**** SUPPLIED DATA ****
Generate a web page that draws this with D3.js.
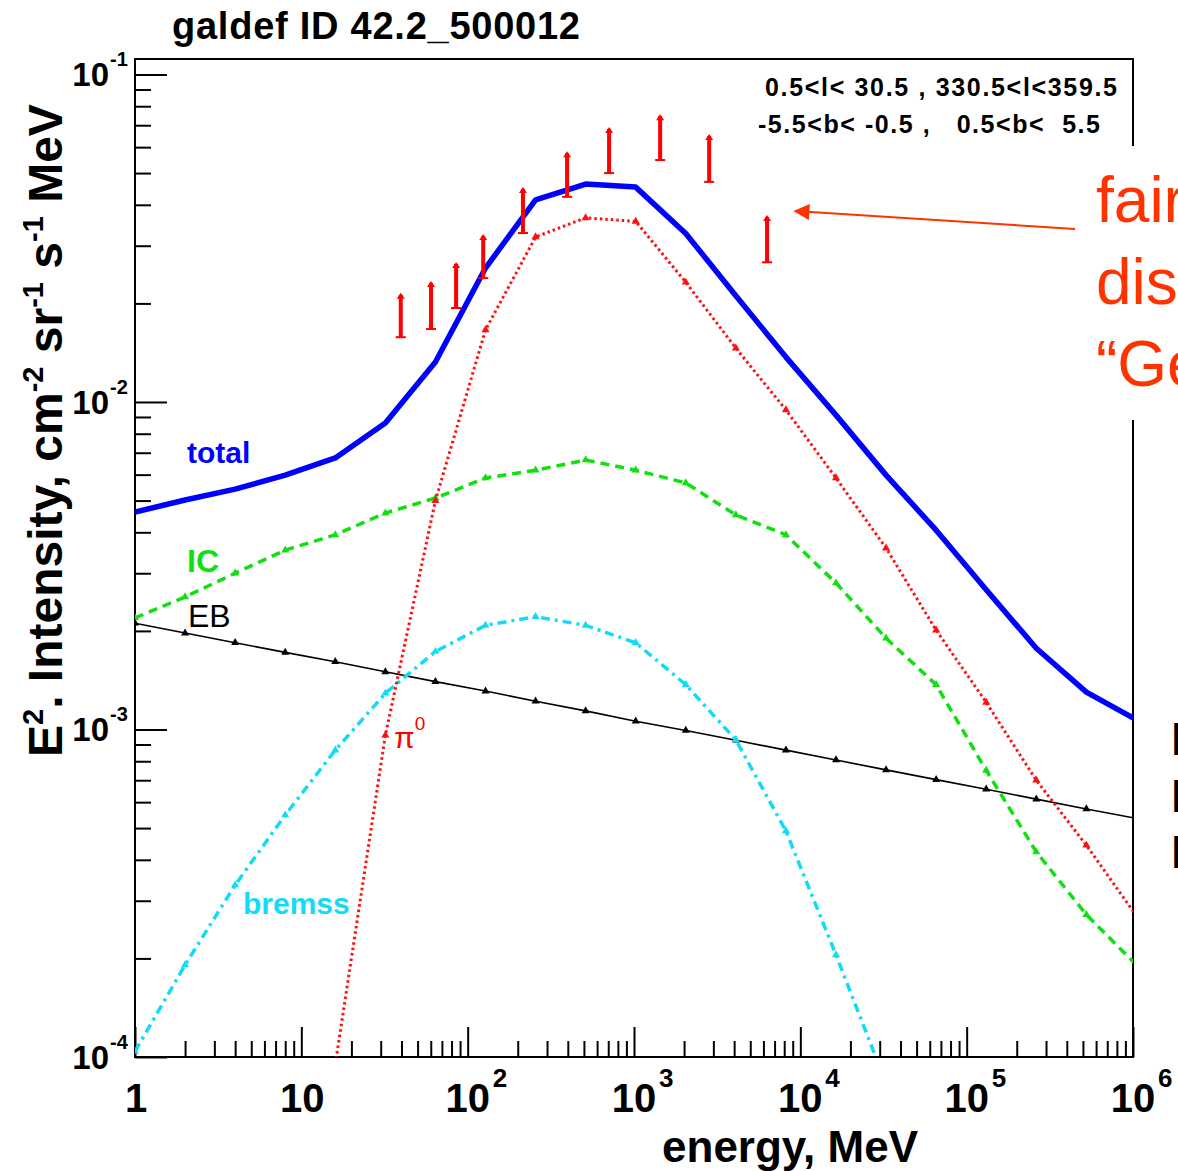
<!DOCTYPE html>
<html>
<head>
<meta charset="utf-8">
<script src="https://cdn.jsdelivr.net/npm/d3@7"></script>
<style>
body { margin: 0; background: #fff; }
svg { display: block; }
text { font-family: "Liberation Sans", Arial, sans-serif; }
</style>
</head>
<body>
<script>
var width = 1178
var height = 1171

// model energies (MeV), GALPROP grid
var energies = [1, 2, 4, 8, 16, 32, 64, 128, 256, 512, 1024, 2048, 4096, 8192, 16384,
    32768, 65536, 131072, 262144, 524288, 1048576]

// E^2 intensity components, cm^-2 sr^-1 s^-1 MeV
var totalVals = [4.61e-3, 5.02e-3, 5.42e-3, 5.98e-3, 6.75e-3, 8.63e-3, 0.01324, 0.02564, 0.0414, 0.0463,
    0.0453, 0.0327, 0.0211, 0.01371, 9.12e-3, 5.98e-3, 4.06e-3, 2.67e-3, 1.77e-3, 1.30e-3, 1.07e-3]
var pi0Vals = [null, null, null, null, 9.5e-5, 9.6e-4, 5.0e-3, 0.0166, 0.0319, 0.0365,
    0.0356, 0.0232, 0.0146, 9.46e-3, 5.86e-3, 3.58e-3, 2.01e-3, 1.21e-3, 7.0e-4, 4.43e-4, 2.7e-4]
var icVals = [2.19e-3, 2.54e-3, 3.0e-3, 3.53e-3, 3.93e-3, 4.58e-3, 5.09e-3, 5.86e-3, 6.19e-3, 6.65e-3,
    6.19e-3, 5.66e-3, 4.52e-3, 3.93e-3, 2.80e-3, 1.90e-3, 1.37e-3, 7.5e-4, 4.23e-4, 2.72e-4, 1.91e-4]
var ebVals = [2.11e-3, 1.97e-3, 1.84e-3, 1.72e-3, 1.61e-3, 1.50e-3, 1.40e-3, 1.31e-3, 1.22e-3, 1.14e-3,
    1.06e-3, 9.93e-4, 9.27e-4, 8.65e-4, 8.07e-4, 7.53e-4, 7.03e-4, 6.57e-4, 6.13e-4, 5.72e-4, 5.35e-4]
var bremssVals = [1.04e-4, 1.91e-4, 3.35e-4, 5.48e-4, 8.65e-4, 1.29e-3, 1.73e-3, 2.08e-3, 2.21e-3, 2.08e-3,
    1.84e-3, 1.37e-3, 9.29e-4, 4.9e-4, 2.05e-4, 8.3e-5, null, null, null, null, null]

// EGRET points
var dataE  = [39.6, 60.2, 85.2, 124, 215, 396, 708, 1436, 2830, 6310]
var dataLo = [0.01577, 0.0167, 0.01936, 0.0239, 0.0328, 0.0423, 0.0500, 0.0548, 0.0470, 0.0267]
var dataHi = [0.02125, 0.0231, 0.0264, 0.0321, 0.0447, 0.0575, 0.0682, 0.0746, 0.0649, 0.0367]

var xDecades = [1, 10, 1e2, 1e3, 1e4, 1e5, 1e6]
var yDecades = [1e-4, 1e-3, 1e-2, 1e-1]

var x = d3.scaleLog().domain([1, 1e6]).range([135, 1133])
var y = d3.scaleLog().domain([1e-4, 0.1115]).range([1057, 59])

var svg = d3.select('body').append('svg')
    .attr('width', width)
    .attr('height', height)

var defs = svg.append('defs')
defs.append('clipPath').attr('id', 'plotClip')
    .append('rect').attr('x', 135).attr('y', 59).attr('width', 998).attr('height', 998)

// minor ticks
var xMinor = [], yMinor = []
xDecades.slice(0, -1).forEach(d => { for (var k = 2; k < 10; k++) xMinor.push(d * k) })
;[1e-4, 1e-3, 1e-2].forEach(d => { for (var k = 2; k < 10; k++) yMinor.push(d * k) })

function axisG(gen) {
    var g = svg.append('g').call(gen)
    g.select('.domain').remove()
    g.selectAll('line').attr('stroke', '#000').attr('stroke-width', 2)
    g.selectAll('text').remove()
    return g
}
axisG(d3.axisBottom(x).tickValues(xDecades).tickSizeInner(-30).tickSizeOuter(0)).attr('transform', 'translate(0,1057)')
axisG(d3.axisBottom(x).tickValues(xMinor).tickSizeInner(-16).tickSizeOuter(0)).attr('transform', 'translate(0,1057)')
axisG(d3.axisLeft(y).tickValues(yDecades).tickSizeInner(-32).tickSizeOuter(0)).attr('transform', 'translate(135,0)')
axisG(d3.axisLeft(y).tickValues(yMinor).tickSizeInner(-16).tickSizeOuter(0)).attr('transform', 'translate(135,0)')

svg.append('rect')
    .attr('x', 135).attr('y', 59).attr('width', 998).attr('height', 998)
    .attr('fill', 'none').attr('stroke', '#000').attr('stroke-width', 2)

// tick labels
xDecades.forEach(d => {
    var k = Math.round(Math.log10(d))
    var t = svg.append('text').attr('y', 1112).attr('font-size', 40).attr('font-weight', 'bold')
    if (k < 2) {
        t.attr('x', x(d) + 1).attr('text-anchor', 'middle').text(k === 0 ? '1' : '10')
    } else {
        t.attr('x', x(d)).attr('text-anchor', 'middle').text('10')
        svg.append('text').attr('x', x(d) + 25).attr('y', 1087)
            .attr('font-size', 26).attr('font-weight', 'bold').text(k)
    }
})
yDecades.forEach(d => {
    var k = Math.round(Math.log10(d))
    svg.append('text').attr('x', 109).attr('y', y(d) + 12).attr('text-anchor', 'end')
        .attr('font-size', 33).attr('font-weight', 'bold').text('10')
    svg.append('text').attr('x', 110).attr('y', y(d) - 8)
        .attr('font-size', 20).attr('font-weight', 'bold').text(k)
})

// titles
svg.append('text').attr('x', 172).attr('y', 39).attr('font-size', 38).attr('font-weight', 'bold')
    .attr('textLength', 408).text('galdef ID 42.2_500012')

svg.append('text').attr('x', 918).attr('y', 1162).attr('text-anchor', 'end')
    .attr('font-size', 44).attr('font-weight', 'bold').text('energy, MeV')

var yt = svg.append('text').attr('transform', 'translate(62,757) rotate(-90)')
    .attr('font-size', 48).attr('font-weight', 'bold')
var ySup = (txt) => yt.append('tspan').attr('dy', -19).attr('font-size', 29).text(txt)
var yNorm = (txt) => yt.append('tspan').attr('dy', 19).text(txt)
yt.append('tspan').text('E')
ySup('2'); yNorm('. Intensity, cm')
ySup('-2'); yNorm(' sr')
ySup('-1'); yNorm(' s')
ySup('-1'); yNorm(' MeV')

svg.append('text').attr('x', 765).attr('y', 96).attr('font-size', 25).attr('font-weight', 'bold')
    .style('white-space', 'pre').attr('textLength', 352).text('0.5<l< 30.5 , 330.5<l<359.5')
svg.append('text').attr('x', 758).attr('y', 133).attr('font-size', 25).attr('font-weight', 'bold')
    .style('white-space', 'pre').attr('textLength', 342).text('-5.5<b< -0.5 ,   0.5<b<  5.5')

// model curves
var plot = svg.append('g').attr('clip-path', 'url(#plotClip)')

var series = [
    { name: 'IC', vals: icVals, color: '#10e010', width: 3.5, dash: '9,6', marker: true },
    { name: 'EB', vals: ebVals, color: '#000', width: 1.6, dash: null, marker: true },
    { name: 'bremss', vals: bremssVals, color: '#12dcf5', width: 3.5, dash: '9,5,3,5', marker: true },
    { name: 'pi0', vals: pi0Vals, color: '#ff1010', width: 3, dash: '2.5,3', marker: true },
    { name: 'total', vals: totalVals, color: '#0000ff', width: 5.5, dash: null, marker: false }
]

var line = d3.line()
    .defined(d => d[1] != null)
    .x(d => x(d[0]))
    .y(d => y(d[1]))

var tri = d3.symbol().type(d3.symbolTriangle).size(28)

series.forEach(s => {
    var pts = energies.map((e, i) => [e, s.vals[i]])
    plot.append('path')
        .attr('d', line(pts))
        .attr('fill', 'none')
        .attr('stroke', s.color)
        .attr('stroke-width', s.width)
        .attr('stroke-dasharray', s.dash)
        .attr('stroke-linejoin', 'round')
    if (s.marker) {
        plot.selectAll(null).data(pts.filter(p => p[1] != null)).enter()
            .append('path')
            .attr('d', tri)
            .attr('transform', p => `translate(${x(p[0])},${y(p[1])})`)
            .attr('fill', s.color)
    }
})

// EGRET data bars
var bars = svg.append('g').attr('stroke', '#ff0000').attr('fill', '#ff0000')
dataE.forEach((e, i) => {
    var cx = x(e), y0 = y(dataLo[i]), y1 = y(dataHi[i])
    bars.append('line').attr('x1', cx).attr('x2', cx).attr('y1', y0).attr('y2', y1).attr('stroke-width', 4)
    bars.append('line').attr('x1', cx - 5).attr('x2', cx + 5).attr('y1', y0).attr('y2', y0).attr('stroke-width', 2)
    bars.append('path').attr('stroke', 'none')
        .attr('d', `M${cx - 4},${y1 + 4}L${cx},${y1 - 2}L${cx + 4},${y1 + 4}Z`)
})

// curve labels
svg.append('text').attr('x', 187).attr('y', 463).attr('font-size', 30).attr('font-weight', 'bold')
    .attr('fill', '#0000ff').text('total')
svg.append('text').attr('x', 187).attr('y', 572).attr('font-size', 32).attr('font-weight', 'bold')
    .attr('fill', '#10e010').text('IC')
svg.append('text').attr('x', 188).attr('y', 627).attr('font-size', 32)
    .attr('fill', '#000').text('EB')
var pl = svg.append('text').attr('x', 394).attr('y', 748).attr('font-size', 30).attr('fill', '#ff0000')
pl.append('tspan').text('π')
pl.append('tspan').attr('dy', -18).attr('font-size', 19).text('0')
svg.append('text').attr('x', 243).attr('y', 914).attr('font-size', 30).attr('font-weight', 'bold')
    .attr('fill', '#12dcf5').text('bremss')

// overlay annotation
svg.append('rect').attr('x', 1077).attr('y', 146).attr('width', 101).attr('height', 274).attr('fill', '#fff')

defs.append('marker').attr('id', 'head').attr('viewBox', '0 0 10 10')
    .attr('refX', 9).attr('refY', 5)
    .attr('markerUnits', 'userSpaceOnUse').attr('orient', 'auto')
    .attr('markerWidth', 20).attr('markerHeight', 16)
    .append('path').attr('d', 'M0,0L10,5L0,10Z').attr('fill', '#ff3300')
svg.append('line').attr('x1', 1075).attr('y1', 229).attr('x2', 795).attr('y2', 211)
    .attr('stroke', '#ff3300').attr('stroke-width', 2).attr('marker-end', 'url(#head)')

var annot = ['fair', 'dis', '\u201cGe']
annot.forEach((t, i) => {
    svg.append('text').attr('x', 1096).attr('y', 222 + i * 82).attr('font-size', 64)
        .attr('fill', '#ff3300').text(t)
})

// cut-off slide text at right edge
;[755, 812, 868].forEach(b => {
    svg.append('text').attr('x', 1170).attr('y', b).attr('font-size', 46).attr('fill', '#000').text('I')
})
</script>
</body>
</html>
****
(DIRECTIONS):
Write out, word for word, the lines from the start of the data through the one holding "32768, 65536, 131072, 262144, 524288, 1048576]". Omit pictures.

(RESULT OF THIS EXERCISE):
Generate a web page that draws this with D3.js.
<!DOCTYPE html>
<html>
<head>
<meta charset="utf-8">
<script src="https://cdn.jsdelivr.net/npm/d3@7"></script>
<style>
body { margin: 0; background: #fff; }
svg { display: block; }
text { font-family: "Liberation Sans", Arial, sans-serif; }
</style>
</head>
<body>
<script>
var width = 1178
var height = 1171

// model energies (MeV), GALPROP grid
var energies = [1, 2, 4, 8, 16, 32, 64, 128, 256, 512, 1024, 2048, 4096, 8192, 16384,
    32768, 65536, 131072, 262144, 524288, 1048576]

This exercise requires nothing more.